Caméra serrée sur les visages, acteurs soumis à l’exercice périlleux des scènes de la vie conjugale (qui se résument la plupart du temps à de longs dialogues disséquant la difficulté d’exister au sein du couple), quasi-unité de lieu (les maisons des protagonistes et la forêt, lieu de jogging entre amis et d’ébats entre amants) : on pense très vite et très fort à l’âpre Maris et femmes, le chef-d’œuvre de Woody Allen qui concentrait en 1h30 la fin de sa tumultueuse liaison avec Mia Farrow. Ici, pourtant, en lieu et place des bourgeois new-yorkais quinquagénaires, John Curran s’attache à dépeindre un univers peu exploré dans le cinéma américain car peu cinégénique : la middle-class de province dans toute sa banalité. Les pavillons de banlieue décrits par le metteur en scène ne regorgent pas d’inquiétants pères de famille comme chez Todd Solondz ni de desperate housewives manipulatrices : dans We Don’t Live Here Anymore, on picole entre amis, on passe l’aspirateur, on fait du vélo avec ses enfants ou du jogging avec son meilleur ami, on travaille dans un bureau ni design ni miteux et on enlève les feuilles mortes dans son jardin en famille. Ce parti-pris séduit car, opposé à la théâtralité des dialogues et aux visages familiers de comédiens vus aussi bien dans des productions hollywoodiennes que dans le cinéma indépendant US, il crée un contraste intéressant et relativement inédit, réussissant là où Closer de Mike Nichols, sur un thème similaire, échouait. Curieusement, c’est dans cette dichotomie que We Don’t Live Here Anymore puise sa force, quand au contraire Closer plongeait ses stars dans un décor chic dans lequel la crudité des dialogues tombait à plat. Le long métrage de John Curran est plutôt à rapprocher du très beau Ice Storm de Ang Lee, et les deux films mis bout à bout constituent un saisissant portrait de cette classe moyenne américaine perdue face à des modèles familiaux qu’elle ne parvient ni à épouser, ni à rejeter. Et si les enfants des personnages de Ice Storm (situé dans les années 1970) étaient les adultes de We Don’t Live Here Anymore ? Une fois réunies, les deux œuvres n’en deviennent que plus troublantes.

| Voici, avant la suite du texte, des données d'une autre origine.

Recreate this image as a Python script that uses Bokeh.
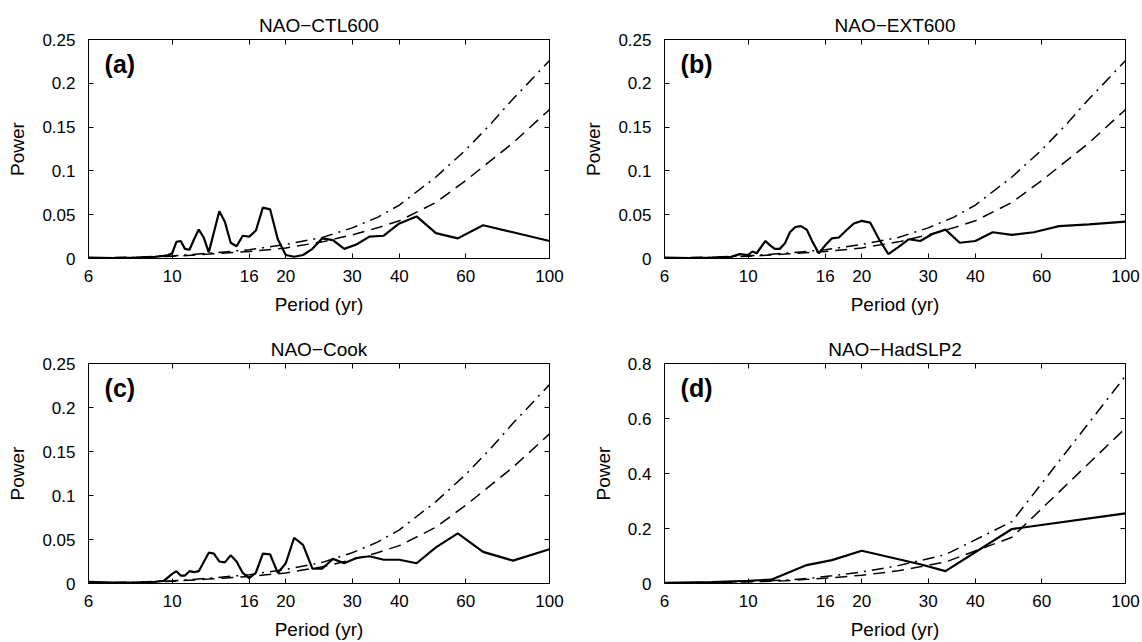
from bokeh.plotting import figure
from bokeh.models import FixedTicker, LinearAxis, LogAxis, Label
from bokeh.layouts import column, row
from bokeh.embed import file_html
from bokeh.resources import INLINE

FONT = "Liberation Sans"

# ---- data ----
x_ticks = [6, 10, 16, 20, 30, 40, 60, 100]
x_tick_labels = ["6", "10", "16", "20", "30", "40", "60", "100"]

y_ticks_small = [0, 0.05, 0.1, 0.15, 0.2, 0.25]
y_labels_small = ["0", "0.05", "0.1", "0.15", "0.2", "0.25"]
y_ticks_big = [0, 0.2, 0.4, 0.6, 0.8]
y_labels_big = ["0", "0.2", "0.4", "0.6", "0.8"]

titles = ["NAO\u2212CTL600", "NAO\u2212EXT600", "NAO\u2212Cook", "NAO\u2212HadSLP2"]
letters = ["(a)", "(b)", "(c)", "(d)"]

ctl_period = [6, 7, 8, 9, 9.5, 9.76, 10, 10.26, 10.53, 10.81, 11.11, 11.43, 11.76, 12.12, 12.5, 12.9, 13.33,
              13.79, 14.29, 14.81, 15.38, 16, 16.67, 17.39, 18.18, 19.05, 20, 21.05, 22.22, 23.53, 25, 26.67,
              28.57, 30.77, 33.33, 36.36, 40, 44.44, 50, 57.14, 66.67, 80, 100]
ctl_power = [0.001, 0.0005, 0.001, 0.002, 0.003, 0.004, 0.006, 0.019, 0.020, 0.011, 0.010, 0.022, 0.033, 0.024,
             0.007, 0.030, 0.054, 0.042, 0.018, 0.014, 0.026, 0.025, 0.032, 0.058, 0.056, 0.022, 0.004, 0.002,
             0.004, 0.011, 0.023, 0.021, 0.011, 0.016, 0.025, 0.026, 0.040, 0.048, 0.029, 0.023, 0.038, 0.030,
             0.020]

ext_period = [6, 7, 8, 9, 9.5, 10, 10.26, 10.53, 11.11, 11.43, 11.76, 12.12, 12.5, 12.9, 13.33, 13.79, 14.29,
              14.81, 15.38, 16, 16.67, 17.39, 18.18, 19.05, 20, 21.05, 22.22, 23.53, 25, 26.67, 28.57, 30.77,
              33.33, 36.36, 40, 44.44, 50, 57.14, 66.67, 80, 100]
ext_power = [0.001, 0.0005, 0.001, 0.002, 0.005, 0.004, 0.008, 0.006, 0.020, 0.015, 0.011, 0.011, 0.017, 0.030,
             0.036, 0.037, 0.033, 0.019, 0.006, 0.015, 0.023, 0.024, 0.032, 0.040, 0.043, 0.041, 0.022, 0.005,
             0.013, 0.022, 0.020, 0.028, 0.033, 0.018, 0.020, 0.030, 0.027, 0.030, 0.037, 0.039, 0.042]

cook_period = [6, 7, 8, 9, 9.5, 10, 10.26, 10.53, 10.81, 11.11, 11.43, 11.76, 12.5, 12.9, 13.33, 13.79, 14.29,
               14.81, 15.38, 16, 16.67, 17.39, 18.18, 19.05, 20, 21.05, 22.22, 23.53, 25, 26.67, 28.57, 30.77,
               33.33, 36.36, 40, 44.44, 50, 57.14, 66.67, 80, 100]
cook_power = [0.002, 0.001, 0.001, 0.002, 0.003, 0.011, 0.014, 0.009, 0.009, 0.014, 0.013, 0.014, 0.035, 0.034,
              0.025, 0.024, 0.032, 0.025, 0.012, 0.006, 0.0125, 0.034, 0.033, 0.012, 0.023, 0.052, 0.044, 0.017,
              0.017, 0.028, 0.023, 0.029, 0.031, 0.027, 0.027, 0.023, 0.041, 0.057, 0.036, 0.026, 0.039]

had_period = [6, 8, 10, 11.5, 14.29, 16.67, 20, 28.57, 33.33, 50, 100]
had_power = [0.002, 0.005, 0.010, 0.014, 0.067, 0.085, 0.119, 0.070, 0.045, 0.198, 0.255]

# significance curves (panels a-c share them)
sig_period = [6, 8, 10, 12.5, 16, 20, 25, 30, 35, 40, 50, 60, 70, 80, 100]
sig95 = [0.0005, 0.0015, 0.003, 0.006, 0.010, 0.016, 0.024, 0.035, 0.047, 0.061, 0.093, 0.124, 0.154, 0.182, 0.226]
sig90 = [0.0005, 0.001, 0.0025, 0.005, 0.008, 0.012, 0.019, 0.027, 0.035, 0.043, 0.064, 0.089, 0.112, 0.132, 0.170]

had_sig_period = [6, 8.33, 10, 12.5, 14.29, 16.67, 20, 25, 33.33, 50, 100]
had_sig95 = [0.002, 0.004, 0.007, 0.012, 0.018, 0.028, 0.042, 0.065, 0.105, 0.225, 0.755]
had_sig90 = [0.002, 0.003, 0.006, 0.010, 0.015, 0.021, 0.030, 0.046, 0.078, 0.168, 0.565]


def panel(idx, period, power, sp, s95, s90, ymax, yticks, ylabels, width, height, bl, br, bt, bb,
          label_standoff):
    p = figure(width=width, height=height, x_axis_type="log", x_range=(6, 100), y_range=(0, ymax),
               output_backend="svg", toolbar_location=None,
               min_border_left=bl, min_border_right=br, min_border_top=bt, min_border_bottom=bb)
    p.background_fill_color = "white"
    p.border_fill_color = "white"
    p.outline_line_color = "black"
    p.outline_line_width = 1
    p.grid.visible = False

    p.title.text = titles[idx]
    p.title.align = "center"
    p.title.text_font = FONT
    p.title.text_font_size = "19px"
    p.title.text_font_style = "normal"
    p.title.text_color = "black"
    p.title.standoff = 8

    p.xaxis.ticker = FixedTicker(ticks=x_ticks)
    p.yaxis.ticker = FixedTicker(ticks=yticks)
    p.xaxis.major_label_overrides = dict(zip(x_ticks, x_tick_labels))
    p.yaxis.major_label_overrides = dict(zip(yticks, ylabels))
    p.xaxis.axis_label = "Period (yr)"
    p.yaxis.axis_label = "Power"
    for ax in (p.xaxis, p.yaxis):
        ax.axis_label_text_font = FONT
        ax.axis_label_text_font_size = "19px"
        ax.axis_label_text_font_style = "normal"
        ax.axis_label_text_color = "black"
        ax.major_label_text_font = FONT
        ax.major_label_text_font_size = "17px"
        ax.major_label_text_color = "black"
        ax.major_tick_in = 5
        ax.major_tick_out = 0
        ax.minor_tick_line_color = None
        ax.axis_line_color = "black"
        ax.major_tick_line_color = "black"
    p.xaxis.major_label_standoff = 11
    p.yaxis.major_label_standoff = 13
    p.xaxis.axis_label_standoff = label_standoff
    p.yaxis.axis_label_standoff = 11

    right = LinearAxis(ticker=FixedTicker(ticks=yticks), major_label_text_color=None,
                       major_label_text_font_size="1px",
                       major_tick_in=5, major_tick_out=0, minor_tick_line_color=None,
                       axis_line_color="black", major_label_standoff=0)
    top = LogAxis(ticker=FixedTicker(ticks=x_ticks), major_label_text_color=None,
                  major_label_text_font_size="1px",
                  major_tick_in=5, major_tick_out=0, minor_tick_line_color=None,
                  axis_line_color="black", major_label_standoff=0)
    p.add_layout(right, "right")
    p.add_layout(top, "above")

    p.line(sp, s90, line_color="black", line_width=1.5, line_dash="12 7")
    p.line(sp, s95, line_color="black", line_width=1.5, line_dash="12 6 2 6")
    p.line(period, power, line_color="black", line_width=2.2)

    p.add_layout(Label(x=6.62, y=ymax * 0.238 / 0.25, text=letters[idx], text_font=FONT,
                       text_font_size="25px", text_font_style="bold", text_baseline="top",
                       text_align="left", text_color="black"))
    return p


pa = panel(0, ctl_period, ctl_power, sig_period, sig95, sig90, 0.25, y_ticks_small, y_labels_small,
           576, 321, 88, 27, 39, 63, 9)
pb = panel(1, ext_period, ext_power, sig_period, sig95, sig90, 0.25, y_ticks_small, y_labels_small,
           566, 321, 88, 17, 39, 63, 9)
pc = panel(2, cook_period, cook_power, sig_period, sig95, sig90, 0.25, y_ticks_small, y_labels_small,
           576, 321, 88, 27, 42, 59, 9)
pd = panel(3, had_period, had_power, had_sig_period, had_sig95, had_sig90, 0.8, y_ticks_big, y_labels_big,
           566, 321, 88, 17, 42, 59, 9)

layout = column(row(pa, pb), row(pc, pd))
open("out.html", "w").write(file_html(layout, INLINE))
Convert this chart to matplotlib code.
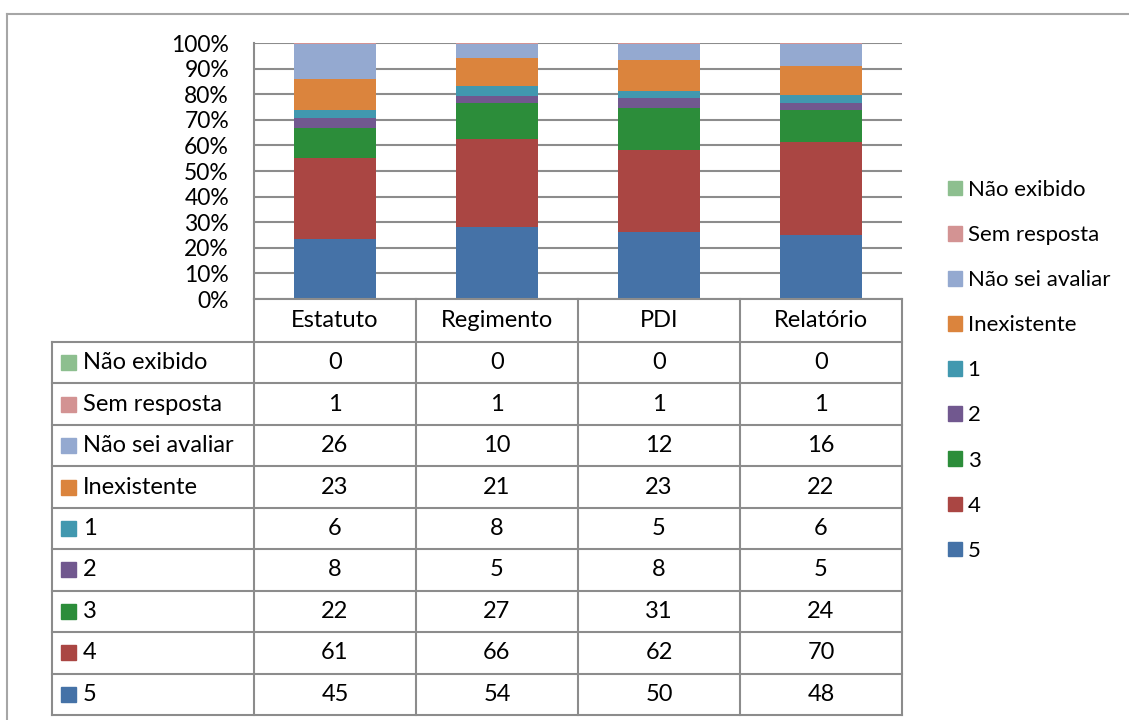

Si le film gagne à être vu, c’est également pour ses comédiens, qui composent des personnages extraordinairement proches de nous avec très peu d’effets (si l’on excepte Laura Dern, un peu trop dans l’hystérie). Mark Ruffalo fait ici oublier ses récents écarts dans des productions insipides (30 ans sinon rien ou encore le calamiteux Et si c’était vrai…) : il incarne parfaitement l’homme moyen du nouveau millénaire écartelé entre virilité maladroite et extrême sensibilité. Naomi Watts, éblouissante, joue l’érotisme de cette mère de famille professionnellement épanouie mais malheureuse en ménage avec ce subtil mélange d’innocence et de perversité qui faisait déjà merveille dans Mulholland Drive. Et Peter Krause (révélé dans Six Feet Under) réussit à faire exister un personnage peu présent en quelques scènes où il met à mal tous les clichés de cinéma sur les maris cocus.
En dépit de son label « film Sundance », We Don’t Live Here Anymore convainc précisément pour tout ce qui ne fait pas de lui un candidat à oscar : pas de comédiens engoncés dans des rôles spectaculaires ni de scénario sulfureux pour magazines trash. Avec ce trois fois rien qui constitue le quotidien de beaucoup, John Curran réussit un film touchant, miroir étonnamment fidèle des tourments sentimentaux de toute une génération.